Finalmente, no palco da Vila, foram realizadas duas apresentações excepcionais, que exigiam um espaço bem amplo para o público esperado. E ele veio! A Raça Cia. de Dança de São Paulo trouxe duas coreografias que agradaram em cheio a plateia: À Flor da Pele e Cartas Brasileiras. Foi a estreia desta companhia em Ilhabela, que tem mais de 30 anos de vida.

A outra apresentação na Vila foi da Cisne Negro Cia. de Dança. O grupo apresentou dois trabalhos bem diferentes entre si, ambos geniais: Abacadá, com música de André Mehmari, criada e executada por ele e pelo clarinetista Luca Raele, e Ziggy – Tributo a David Bowie. Mário Nascimento, coreógrafo de Ziggy, diz que essa obra reúne o espírito inquieto de Hulda Bittencourt, diretora da companhia, dele próprio e do homenageado, David Bowie, todos movidos pela ousadia, irreverência e pela necessidade de criar o não criado.

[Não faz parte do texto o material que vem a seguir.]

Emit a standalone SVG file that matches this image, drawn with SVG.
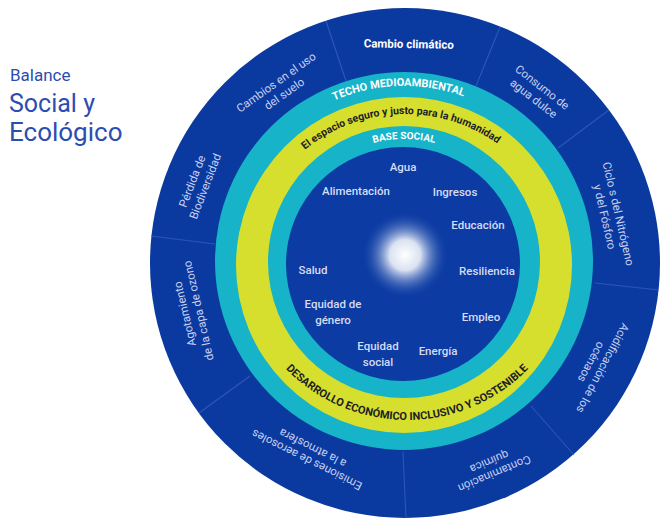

Ao fazer uma reflexão final sobre esta edição do evento, penso na necessidade do ser humano romper limites, na importância do riso para as comunidades tradicionais, e no espírito desbravador de todo artista.

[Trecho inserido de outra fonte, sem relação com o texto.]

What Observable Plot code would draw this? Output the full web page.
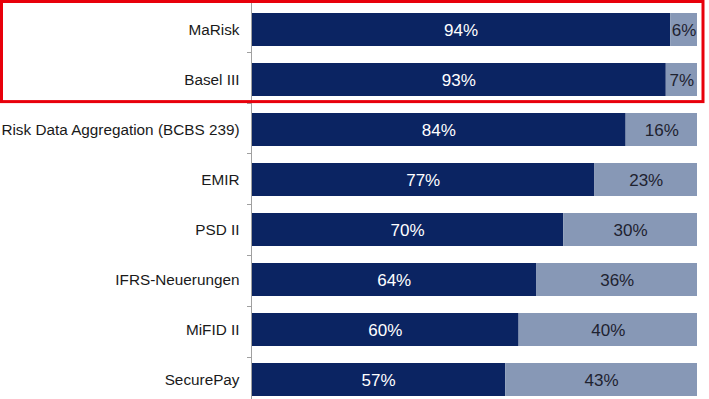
<!DOCTYPE html>
<html>
<head>
<meta charset="utf-8">
<script src="https://cdn.jsdelivr.net/npm/d3@7"></script>
<script src="https://cdn.jsdelivr.net/npm/@observablehq/plot@0.6"></script>
<style>
  html, body { margin: 0; padding: 0; background: #fff; }
  #chart { width: 709px; height: 399px; overflow: hidden; }
</style>
</head>
<body>
<div id="chart"></div>
<script>
const categories = ["MaRisk", "Basel III", "Risk Data Aggregation (BCBS 239)", "EMIR", "PSD II", "IFRS-Neuerungen", "MiFID II", "SecurePay"];
const yesValues = [94, 93, 84, 77, 70, 64, 60, 57];
const noValues = [6, 7, 16, 23, 30, 36, 40, 43];
const highlighted = ["MaRisk", "Basel III"];

const dark = "#0b2462";
const light = "#8798b6";

const rows = [];
categories.forEach((c, i) => {
  rows.push({cat: c, series: "ja", value: yesValues[i]});
  rows.push({cat: c, series: "nein", value: noValues[i]});
});

const plot = Plot.plot({
  width: 709,
  height: 399,
  marginLeft: 251,
  marginRight: 12,
  marginTop: 0,
  marginBottom: 0,
  style: {fontFamily: "'Liberation Sans', Arial, sans-serif", color: "#1a1a1a", background: "#fff"},
  x: {domain: [0, 100], axis: null},
  y: {domain: categories, range: [1, 407.4], paddingInner: 0.35, paddingOuter: 0.175, axis: null, label: null},
  color: {domain: ["ja", "nein"], range: [dark, light]},
  marks: [
    Plot.barX(rows, Plot.stackX({x: "value", y: "cat", fill: "series", order: ["ja", "nein"]})),
    Plot.ruleX([0], {stroke: "#a0a0a0", strokeWidth: 1}),
    Plot.axisY({tickSize: 0, tickPadding: 12, fontSize: 15.3, label: null}),
    Plot.text(categories, {y: d => d, x: (d, i) => yesValues[i] / 2, text: (d, i) => yesValues[i] + "%", fill: "white", fontSize: 17, dy: 1}),
    Plot.text(categories, {y: d => d, x: (d, i) => yesValues[i] + noValues[i] / 2, text: (d, i) => noValues[i] + "%", fill: "#1e2230", fontSize: 17, dy: 1})
  ]
});

document.getElementById("chart").appendChild(plot);

// Category boundary ticks and highlight frame, derived from the y scale
const ys = plot.scale("y");
const yScale = d3.scaleBand().domain(ys.domain).range(ys.range).paddingInner(ys.paddingInner).paddingOuter(ys.paddingOuter);
const gap = yScale.step() - yScale.bandwidth();
const x0 = plot.scale("x").apply(0);
const svg = d3.select(plot);
const g = svg.append("g");
categories.slice(1).forEach(c => {
  const yb = Math.round(yScale(c) - gap / 2) + 0.5;
  g.append("line").attr("x1", x0 - 4).attr("x2", x0).attr("y1", yb).attr("y2", yb)
    .attr("stroke", "#a0a0a0").attr("stroke-width", 1);
});
const last = highlighted[highlighted.length - 1];
const yBottom = yScale(last) + yScale.bandwidth() + gap / 2;
svg.append("rect")
  .attr("x", 1.5).attr("y", 1.5)
  .attr("width", 709 - 6 - 1.5)
  .attr("height", yBottom - 1.5 - 1)
  .attr("fill", "none").attr("stroke", "#e8000b").attr("stroke-width", 3);
</script>
</body>
</html>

Luciano Draetta, do Circo Navegador, comentou a importância da iniciativa em uma entrevista: “Acompanho há vários anos o Dança e Movimento, e estou sempre encantado com a qualidade dos espetáculos, com a possibilidade de ver novas estéticas, novas pesquisas. É o momento de comemorar a realização de mais um evento como esse, de comemorar um espetáculo lindo como esse que acabei de assistir, no qual a plateia estava vibrando e ovacionou os artistas. Comemorar uma qualidade artística tão maravilhosa, e a oportunidade de ter acesso a isso, porque aqui no Litoral Norte não se tem muito acesso, só em alguns oásis”.

O 19º Dança e Movimento é uma realização da Secretaria de Estado da Cultura – ProAC, da Prefeitura de Ilhabela, por meio da Secretaria de Cultura e Fundaci e do Espaço Cultural Pés no Chão.